We say to the workers: if we are forced to deal with those who exploit and oppress us, we must do so only after we have taken the path of authentic class struggle, outside and against any practice of negotiation with the enemy (the boss) or union demands which have the same aim. We have to set up non-union delegated bodies really representing the rank and file workers in struggle. It will be the workers’ mandate which will decide on any eventual negotiation. This will rule out by default any measures aimed at dividing the class (partial layoffs, selective wage increases, measures to "save" other jobs etc.).
Capitalism maintains, and will always maintain, its dominion over workers as long as it is able to convince them that the organisation of work based on the system of wage labour can’t be changed.
We know that this is not the case. Another world is possible and necessary.
Those who work, those who support and run everything in society must direct it politically. Its infernal operating mechanism exclusively aimed at the profit of the few produced on the backs of many has to go. Capitalism everywhere has to be destroyed politically in order to build true communist society.
All power to the working class!
Il Partito Comunista Internazionalista (Battaglia Comunista)
1 February 2018
Instead of the conservative motto, "A fair day’s wage for a fair day’s work!", workers should write on their banners the revolutionary slogan: "Abolition of the wages system!".
Marx, Wages, Prices and Profit, 1865
For related articles on rank and file unions see leftcom.org
10 February 2018
- 1Latin for “your death, my life”.
- 2Introduced in 1997 to make it easier for employers to sack workers.

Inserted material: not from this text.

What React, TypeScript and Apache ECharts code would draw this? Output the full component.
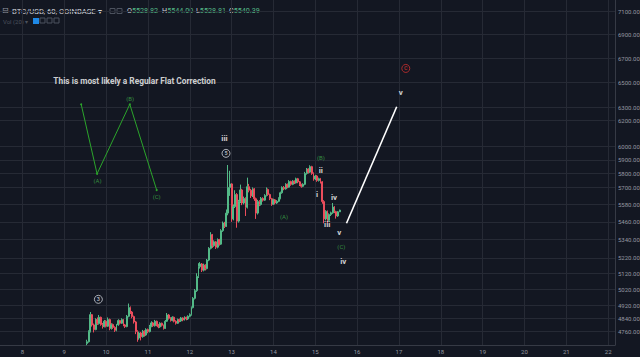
import React, { useEffect, useRef } from 'react';
import * as echarts from 'echarts';

// hourly candles starting Oct 9, 13:00 (x in days of month)
const startDay = 9 + 13 / 24;
// [open, close, low, high]
const candles: number[][] = [
  [4690, 4700, 4680, 4712], [4700, 4760, 4695, 4768], [4760, 4862, 4755, 4878], [4862, 4800, 4790, 4866],
  [4800, 4772, 4755, 4808], [4772, 4832, 4768, 4840], [4832, 4808, 4800, 4845], [4808, 4846, 4802, 4860],
  [4846, 4802, 4795, 4850], [4802, 4790, 4778, 4812], [4790, 4822, 4785, 4830], [4822, 4792, 4785, 4828],
  [4792, 4832, 4788, 4845], [4832, 4780, 4768, 4838], [4780, 4802, 4772, 4810], [4802, 4785, 4776, 4808],
  [4785, 4768, 4758, 4792], [4768, 4800, 4762, 4806], [4800, 4826, 4795, 4834], [4826, 4810, 4802, 4830],
  [4810, 4832, 4806, 4840], [4832, 4800, 4792, 4836], [4800, 4790, 4782, 4806], [4790, 4852, 4786, 4860],
  [4852, 4905, 4846, 4930], [4905, 4878, 4866, 4912], [4878, 4850, 4840, 4884], [4850, 4818, 4808, 4856],
  [4818, 4760, 4745, 4824], [4760, 4722, 4700, 4768], [4722, 4752, 4712, 4760], [4752, 4730, 4708, 4758],
  [4730, 4762, 4724, 4770], [4762, 4740, 4730, 4768], [4740, 4772, 4735, 4780], [4772, 4760, 4750, 4778],
  [4760, 4792, 4755, 4800], [4792, 4812, 4786, 4822], [4812, 4795, 4788, 4818], [4795, 4822, 4790, 4830],
  [4822, 4800, 4792, 4826], [4800, 4788, 4780, 4806], [4788, 4810, 4782, 4816], [4810, 4798, 4790, 4814],
  [4798, 4780, 4772, 4802], [4780, 4822, 4776, 4830], [4822, 4860, 4818, 4872], [4860, 4840, 4832, 4866],
  [4840, 4828, 4820, 4846], [4828, 4846, 4822, 4852], [4846, 4822, 4815, 4850], [4822, 4810, 4802, 4828],
  [4810, 4832, 4806, 4838], [4832, 4824, 4816, 4838], [4824, 4842, 4818, 4848], [4842, 4830, 4822, 4846],
  [4830, 4846, 4826, 4852], [4846, 4836, 4828, 4850], [4836, 4852, 4830, 4858], [4852, 4862, 4846, 4870],
  [4862, 4905, 4856, 4912], [4905, 4962, 4900, 4970], [4962, 5010, 4955, 5020], [5010, 5100, 5002, 5120],
  [5100, 5162, 5090, 5185], [5162, 5180, 5150, 5192], [5180, 5140, 5128, 5186], [5140, 5172, 5132, 5182],
  [5172, 5150, 5138, 5178], [5150, 5205, 5145, 5212], [5205, 5282, 5198, 5290], [5282, 5372, 5275, 5390],
  [5372, 5300, 5285, 5378], [5300, 5325, 5292, 5335], [5325, 5290, 5278, 5330], [5290, 5340, 5282, 5348],
  [5340, 5310, 5300, 5345], [5310, 5400, 5305, 5410], [5400, 5452, 5392, 5462], [5452, 5430, 5418, 5460],
  [5430, 5520, 5425, 5545], [5520, 5700, 5505, 5862], [5700, 5725, 5640, 5820], [5725, 5480, 5460, 5730],
  [5480, 5565, 5470, 5580], [5565, 5650, 5555, 5680], [5650, 5465, 5420, 5660], [5465, 5600, 5455, 5612],
  [5600, 5682, 5590, 5720], [5682, 5590, 5575, 5690], [5590, 5622, 5580, 5635], [5622, 5560, 5500, 5630],
  [5560, 5705, 5552, 5770], [5705, 5680, 5665, 5725], [5680, 5640, 5625, 5690], [5640, 5690, 5632, 5700],
  [5690, 5620, 5605, 5695], [5620, 5520, 5480, 5628], [5520, 5600, 5510, 5612], [5600, 5580, 5568, 5610],
  [5580, 5622, 5572, 5632], [5622, 5610, 5600, 5630], [5610, 5642, 5605, 5652], [5642, 5685, 5636, 5700],
  [5685, 5650, 5640, 5692], [5650, 5620, 5610, 5656], [5620, 5582, 5570, 5626], [5582, 5612, 5576, 5620],
  [5612, 5590, 5580, 5618], [5590, 5602, 5584, 5610], [5602, 5622, 5596, 5630], [5622, 5662, 5616, 5670],
  [5662, 5700, 5655, 5708], [5700, 5690, 5680, 5710], [5690, 5722, 5684, 5730], [5722, 5702, 5694, 5728],
  [5702, 5742, 5698, 5752], [5742, 5722, 5712, 5748], [5722, 5745, 5716, 5752], [5745, 5732, 5724, 5750],
  [5732, 5762, 5728, 5770], [5762, 5740, 5730, 5768], [5740, 5720, 5710, 5746], [5720, 5708, 5698, 5726],
  [5708, 5722, 5702, 5730], [5722, 5800, 5716, 5812], [5800, 5832, 5792, 5840], [5832, 5810, 5800, 5838],
  [5810, 5850, 5804, 5860], [5850, 5800, 5790, 5856], [5800, 5760, 5748, 5808], [5760, 5782, 5752, 5790],
  [5782, 5750, 5740, 5788], [5750, 5762, 5742, 5770], [5762, 5740, 5728, 5768], [5740, 5600, 5585, 5745],
  [5600, 5480, 5450, 5610], [5480, 5532, 5470, 5540], [5532, 5470, 5452, 5538], [5470, 5510, 5462, 5518],
  [5510, 5522, 5500, 5530], [5522, 5562, 5515, 5590], [5562, 5530, 5520, 5568], [5530, 5500, 5482, 5536],
  [5500, 5528.82, 5494, 5534], [5528.82, 5540.39, 5528.81, 5544],
];

const dayTicks = [8, 9, 10, 11, 12, 13, 14, 15, 16, 17, 18, 19, 20, 21, 22];
const priceTicks = [7100, 6900, 6700, 6500, 6300, 6200, 6000, 5900, 5800, 5700, 5580, 5460, 5340, 5220, 5120, 5020, 4920, 4840, 4760];
const lastPrice = 5540.39;
const countdown = '27:07';

// "Regular Flat" sketch (day, price)
const flatX = [9.405, 9.785, 10.567, 11.21];
const flatY = [6324, 5798, 6324, 5681];
// projected wave v
const projX = [15.746, 16.946];
const projY = [5450, 6305];

const noteText = 'This is most likely a Regular Flat Correction';
const noteX = 10.679;
const noteY = 6511;

const waveText = ['(A)', '(B)', '(C)', '(A)', '(B)', '(C)'];
const waveX = [9.797, 10.576, 11.21, 14.252, 15.134, 15.622];
const waveY = [5753, 6374, 5635, 5495, 5914, 5297];

const romanText = ['iii', 'i', 'ii', 'iii', 'iv', 'v', 'iv', 'v'];
const romanX = [12.83, 15.041, 15.132, 15.285, 15.447, 15.574, 15.67, 17.044];
const romanY = [6061, 5652, 5822, 5443, 5630, 5386, 5196, 6422];

const circledText = ['3', '5', 'C'];
const circledX = [9.816, 12.866, 17.163];
const circledY = [4956, 5948, 6614];
const circledColor = ['#d1d4dc', '#d1d4dc', '#d0302f'];

const header = { o: '5528.82', h: '5544.00', l: '5528.81', c: '5540.39' };

const BG = '#131722';
const GRID = '#262a35';
const UP = '#53b987';
const DOWN = '#eb4d5c';
const FONT = 'Roboto, "Noto Sans", sans-serif';

const noStroke = { textBorderWidth: 0, textBorderColor: BG, textShadowBlur: 0, textShadowColor: 'transparent' };

function textSeries(xs: number[], ys: number[], texts: string[], color: string, size: number, weight: string) {
  return {
    type: 'scatter', z: 8, silent: true,
    symbol: 'rect', symbolSize: 1,
    itemStyle: { color: 'rgba(0,0,0,0)' },
    emphasis: { disabled: true },
    label: { show: true, position: 'inside', color, fontSize: size, fontWeight: weight, fontFamily: FONT, ...noStroke, formatter: (p: any) => texts[p.dataIndex] },
    data: xs.map((x, i) => [x, ys[i]]),
  };
}

export default function App() {
  const ref = useRef<HTMLDivElement>(null);
  useEffect(() => {
    document.body.style.margin = '0';
    document.body.style.background = BG;
    const chart = echarts.init(ref.current!, null, { renderer: 'svg' });

    const candleData = candles.map((c, i) => [startDay + i / 24, c[0], c[1], c[2], c[3]]);

    const circleData = circledText.map((t, i) => ({
      value: [circledX[i], circledY[i]],
      itemStyle: { color: BG, borderColor: circledColor[i], borderWidth: 1 },
      label: { color: circledColor[i] },
    }));

    const hdrFont = '7.7px ' + FONT;
    const valFont = '7.2px ' + FONT;
    const ohlc = (label: string, v: string, left: number) => ({
      type: 'text', left, top: 7,
      style: { text: '{w|' + label + '}{g|' + v + '}', rich: { w: { fill: '#d1d4dc', font: valFont }, g: { fill: UP, font: valFont } } },
    });

    const option: any = {
      animation: false,
      backgroundColor: BG,
      textStyle: { fontFamily: FONT },
      grid: { left: 0, right: 25, top: 0, bottom: 12, containLabel: false },
      xAxis: {
        type: 'value', min: 7.465, max: 22.163,
        axisLine: { show: true, onZero: false, lineStyle: { color: '#363a45', width: 1 } },
        axisTick: { show: false }, axisLabel: { show: false }, splitLine: { show: false },
      },
      yAxis: {
        type: 'log', min: 4681, max: 7204.6, position: 'right',
        axisLine: { show: true, onZero: false, lineStyle: { color: '#363a45', width: 1 } },
        axisTick: { show: false }, axisLabel: { show: false }, splitLine: { show: false },
      },
      series: [
        {
          type: 'candlestick', z: 3, barWidth: 1.4,
          encode: { x: 0, y: [1, 2, 3, 4] },
          data: candleData,
          itemStyle: { color: UP, color0: DOWN, borderColor: UP, borderColor0: DOWN, borderWidth: 1 },
          markLine: {
            silent: true, z: 1, symbol: ['none', 'none'], animation: false,
            lineStyle: { color: GRID, width: 1, type: 'solid' },
            emphasis: { disabled: true },
            data: [
              ...priceTicks.map((p) => ({
                yAxis: p,
                label: { show: true, position: 'end', distance: 3, formatter: p.toFixed(2), color: '#9598a1', fontSize: 6, fontFamily: FONT },
              })),
              ...dayTicks.map((d) => ({
                xAxis: d,
                label: { show: true, position: 'start', distance: 3, formatter: String(d), color: '#9598a1', fontSize: 6, fontFamily: FONT },
              })),
            ],
          },
        },
        {
          type: 'line', z: 5, data: flatX.map((x, i) => [x, flatY[i]]),
          symbol: 'circle', symbolSize: 2, showSymbol: true,
          lineStyle: { color: '#2ba52b', width: 1 }, itemStyle: { color: '#2ba52b' },
        },
        {
          type: 'line', z: 5, data: projX.map((x, i) => [x, projY[i]]),
          symbol: 'none', lineStyle: { color: '#ffffff', width: 1.6 },
          markLine: {
            silent: true, z: 10, symbol: ['none', 'none'],
            lineStyle: { opacity: 0 },
            data: [{
              yAxis: lastPrice,
              label: {
                show: true, position: 'end', distance: 0, offset: [0, 3],
                formatter: '{a|' + lastPrice.toFixed(2) + '}\n{b|' + countdown + '}',
                rich: {
                  a: { backgroundColor: UP, color: '#ffffff', fontSize: 5.6, padding: [0, 2, 0, 3], align: 'right', fontFamily: FONT, lineHeight: 5.6 },
                  b: { backgroundColor: UP, color: '#ffffff', fontSize: 5.6, padding: [0, 2, 0, 3], align: 'right', fontFamily: FONT, lineHeight: 5.6 },
                },
              },
            }],
          },
        },
        textSeries([noteX], [noteY], [noteText], '#ffffff', 8.3, 'bold'),
        textSeries(waveX, waveY, waveText, '#3fae49', 6, 'normal'),
        textSeries(romanX, romanY, romanText, '#ffffff', 8, 'bold'),
        {
          type: 'scatter', z: 8, silent: true,
          symbol: 'circle', symbolSize: 8,
          emphasis: { disabled: true },
          label: { show: true, position: 'inside', fontSize: 5.5, fontWeight: 'bold', fontFamily: FONT, ...noStroke, formatter: (p: any) => circledText[p.dataIndex] },
          data: circleData,
        },
      ],
      graphic: [
        { type: 'text', left: 2, top: 6, style: { text: '⊟', fill: '#9598a1', font: '8px "DejaVu Sans"' } },
        { type: 'text', left: 12, top: 7, style: { text: 'BTC/USD, 60, COINBASE ▾', fill: '#d1d4dc', font: hdrFont } },
        { type: 'rect', shape: { x: 110, y: 8.5, width: 5, height: 5 }, style: { fill: 'none', stroke: '#4c525e' } },
        { type: 'rect', shape: { x: 117, y: 8.5, width: 5, height: 5 }, style: { fill: 'none', stroke: '#4c525e' } },
        ohlc('O', header.o, 127),
        ohlc('H', header.h, 162),
        ohlc('L', header.l, 196),
        ohlc('C', header.c, 229),
        { type: 'text', left: 3, top: 18, style: { text: 'Vol (20) ▾', fill: '#4c525e', font: '6px ' + FONT } },
        { type: 'rect', shape: { x: 33, y: 18, width: 6, height: 6 }, style: { fill: '#1e88e5' } },
        { type: 'rect', shape: { x: 40, y: 18, width: 5, height: 5 }, style: { fill: 'none', stroke: '#4c525e' } },
        { type: 'rect', shape: { x: 47, y: 18, width: 5, height: 5 }, style: { fill: 'none', stroke: '#4c525e' } },
        { type: 'rect', shape: { x: 54, y: 18, width: 5, height: 5 }, style: { fill: 'none', stroke: '#4c525e' } },
      ],
    };
    chart.setOption(option);
    return () => chart.dispose();
  }, []);
  return <div ref={ref} style={{ position: 'absolute', left: 0, top: 0, width: 640, height: 357 }} />;
}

- 3Named after Marco Biagi, labour adviser to the right wing Government of Berlusconi. He was gunned down by the “new Red Brigades” in Bologna in 2002. The law which bears his name made it easier to sack workers, and passed the task of matching workers to jobs from the state to private agencies. It was passed in 2003. All in the name of the “flexibility” of the labour market.
- 4Adopted in 2014 by the Democratic Party’s Matteo Renzi to the universal applause of the IMF and Italian capital. It also promotes “labour flexibility” by making it easier to change workers’ contracts and sack people as well as reduce the old system for helping those laid off.